> [WRITTEN TASK] Give the data below again exactly as written, without its pictures.
_____
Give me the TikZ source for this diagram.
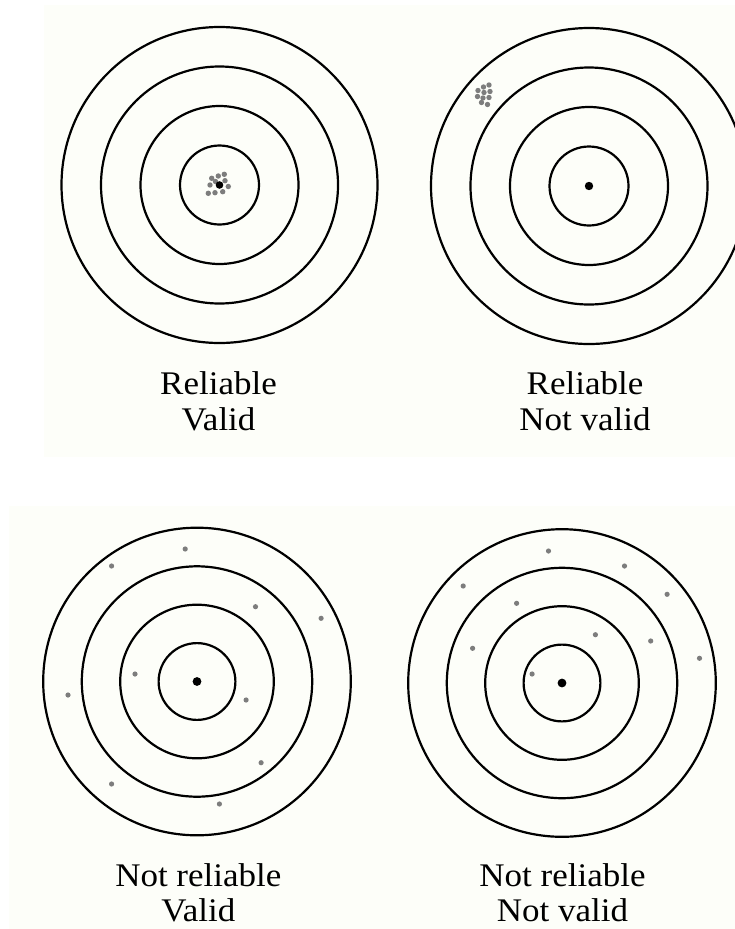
\documentclass[tikz,border=0pt]{standalone}
\usepackage{fontspec}
\setmainfont{Liberation Serif}
\definecolor{panelbg}{RGB}{253,254,249}
\definecolor{shotgray}{RGB}{125,125,125}
\newcommand{\widetext}[1]{\scalebox{1.06}[1]{#1}}
\begin{document}
\begin{tikzpicture}[x=1pt,y=-1pt,
  ring/.style={draw=black, line width=2.2pt},
  shotdot/.style={fill=shotgray},
  bullseye/.style={fill=black},
  lbl/.style={anchor=base, inner sep=0pt, font=\fontsize{33}{36}\selectfont}]
\useasboundingbox (0,0) rectangle (735,929);
\clip (0,0) rectangle (735,929);
% panels
\fill[panelbg] (44,5) rectangle (735,457);
\fill[panelbg] (9,506) rectangle (735,929);
% top targets
\foreach \r in {39.5,79,118.5,158} {
  \draw[ring] (219.5,185) circle[radius=\r];
  \draw[ring] (589,186) circle[radius=\r];
}
% bottom targets
\foreach \r in {38.4,76.8,115.2,153.8} {
  \draw[ring] (197,681.5) circle[radius=\r];
  \draw[ring] (562,683) circle[radius=\r];
}
% top-left cluster
\foreach \p in {(211.7,178.3),(218.3,176),(224.3,174.3),(225,180.7),(210,185),(228.3,186.5),(208.3,193.3),(215,192.7),(222.7,191.7),(215.5,181.5)}
  \fill[shotdot] \p circle[radius=2.7];
\fill[bullseye] (219.5,185) circle[radius=3.8];
% top-right
\fill[bullseye] (589,186) circle[radius=4.2];
\foreach \p in {(478,90.5),(483.5,87),(489,85),(484,92.5),(490,91.5),(477.5,96.5),(483,98),(489,97.5),(481.5,102.5),(487.5,104.5)}
  \fill[shotdot] \p circle[radius=2.7];
% bottom-left
\fill[bullseye] (197,681.5) circle[radius=4.4];
\foreach \p in {(185.2,549),(111.6,566),(255.5,606.7),(321.1,618.3),(135,674),(68,695),(246.1,700),(261.1,762.7),(111.6,784),(219.4,804)}
  \fill[shotdot] \p circle[radius=2.6];
% bottom-right
\fill[bullseye] (562,683) circle[radius=4.4];
\foreach \p in {(548.5,551),(624.5,566),(463.2,586),(667.1,594.3),(516.6,603.3),(595.4,634.7),(650.7,641),(472.6,648.3),(699.5,658.3),(532.1,674)}
  \fill[shotdot] \p circle[radius=2.6];
% labels
\node[lbl] (l1a) at (218.5,394) {\widetext{Reliable}};
\node[lbl] (l1b) at (218.5,430) {\widetext{Valid}};
\node[lbl] (l2a) at (585,394) {\widetext{Reliable}};
\node[lbl] (l2b) at (585,430) {\widetext{Not valid}};
\node[lbl] (l3a) at (198.3,886.5) {\widetext{Not reliable}};
\node[lbl] (l3b) at (198.3,921) {\widetext{Valid}};
\node[lbl] (l4a) at (562.5,886.5) {\widetext{Not reliable}};
\node[lbl] (l4b) at (562.5,921) {\widetext{Not valid}};
\end{tikzpicture}
\end{document}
_____
> [TASK RESULT]
Give me the TikZ source for this diagram.
\documentclass[tikz,border=0pt]{standalone}
\usepackage{fontspec}
\setmainfont{Liberation Serif}
\definecolor{panelbg}{RGB}{253,254,249}
\definecolor{shotgray}{RGB}{125,125,125}
\newcommand{\widetext}[1]{\scalebox{1.06}[1]{#1}}
\begin{document}
\begin{tikzpicture}[x=1pt,y=-1pt,
  ring/.style={draw=black, line width=2.2pt},
  shotdot/.style={fill=shotgray},
  bullseye/.style={fill=black},
  lbl/.style={anchor=base, inner sep=0pt, font=\fontsize{33}{36}\selectfont}]
\useasboundingbox (0,0) rectangle (735,929);
\clip (0,0) rectangle (735,929);
% panels
\fill[panelbg] (44,5) rectangle (735,457);
\fill[panelbg] (9,506) rectangle (735,929);
% top targets
\foreach \r in {39.5,79,118.5,158} {
  \draw[ring] (219.5,185) circle[radius=\r];
  \draw[ring] (589,186) circle[radius=\r];
}
% bottom targets
\foreach \r in {38.4,76.8,115.2,153.8} {
  \draw[ring] (197,681.5) circle[radius=\r];
  \draw[ring] (562,683) circle[radius=\r];
}
% top-left cluster
\foreach \p in {(211.7,178.3),(218.3,176),(224.3,174.3),(225,180.7),(210,185),(228.3,186.5),(208.3,193.3),(215,192.7),(222.7,191.7),(215.5,181.5)}
  \fill[shotdot] \p circle[radius=2.7];
\fill[bullseye] (219.5,185) circle[radius=3.8];
% top-right
\fill[bullseye] (589,186) circle[radius=4.2];
\foreach \p in {(478,90.5),(483.5,87),(489,85),(484,92.5),(490,91.5),(477.5,96.5),(483,98),(489,97.5),(481.5,102.5),(487.5,104.5)}
  \fill[shotdot] \p circle[radius=2.7];
% bottom-left
\fill[bullseye] (197,681.5) circle[radius=4.4];
\foreach \p in {(185.2,549),(111.6,566),(255.5,606.7),(321.1,618.3),(135,674),(68,695),(246.1,700),(261.1,762.7),(111.6,784),(219.4,804)}
  \fill[shotdot] \p circle[radius=2.6];
% bottom-right
\fill[bullseye] (562,683) circle[radius=4.4];
\foreach \p in {(548.5,551),(624.5,566),(463.2,586),(667.1,594.3),(516.6,603.3),(595.4,634.7),(650.7,641),(472.6,648.3),(699.5,658.3),(532.1,674)}
  \fill[shotdot] \p circle[radius=2.6];
% labels
\node[lbl] (l1a) at (218.5,394) {\widetext{Reliable}};
\node[lbl] (l1b) at (218.5,430) {\widetext{Valid}};
\node[lbl] (l2a) at (585,394) {\widetext{Reliable}};
\node[lbl] (l2b) at (585,430) {\widetext{Not valid}};
\node[lbl] (l3a) at (198.3,886.5) {\widetext{Not reliable}};
\node[lbl] (l3b) at (198.3,921) {\widetext{Valid}};
\node[lbl] (l4a) at (562.5,886.5) {\widetext{Not reliable}};
\node[lbl] (l4b) at (562.5,921) {\widetext{Not valid}};
\end{tikzpicture}
\end{document}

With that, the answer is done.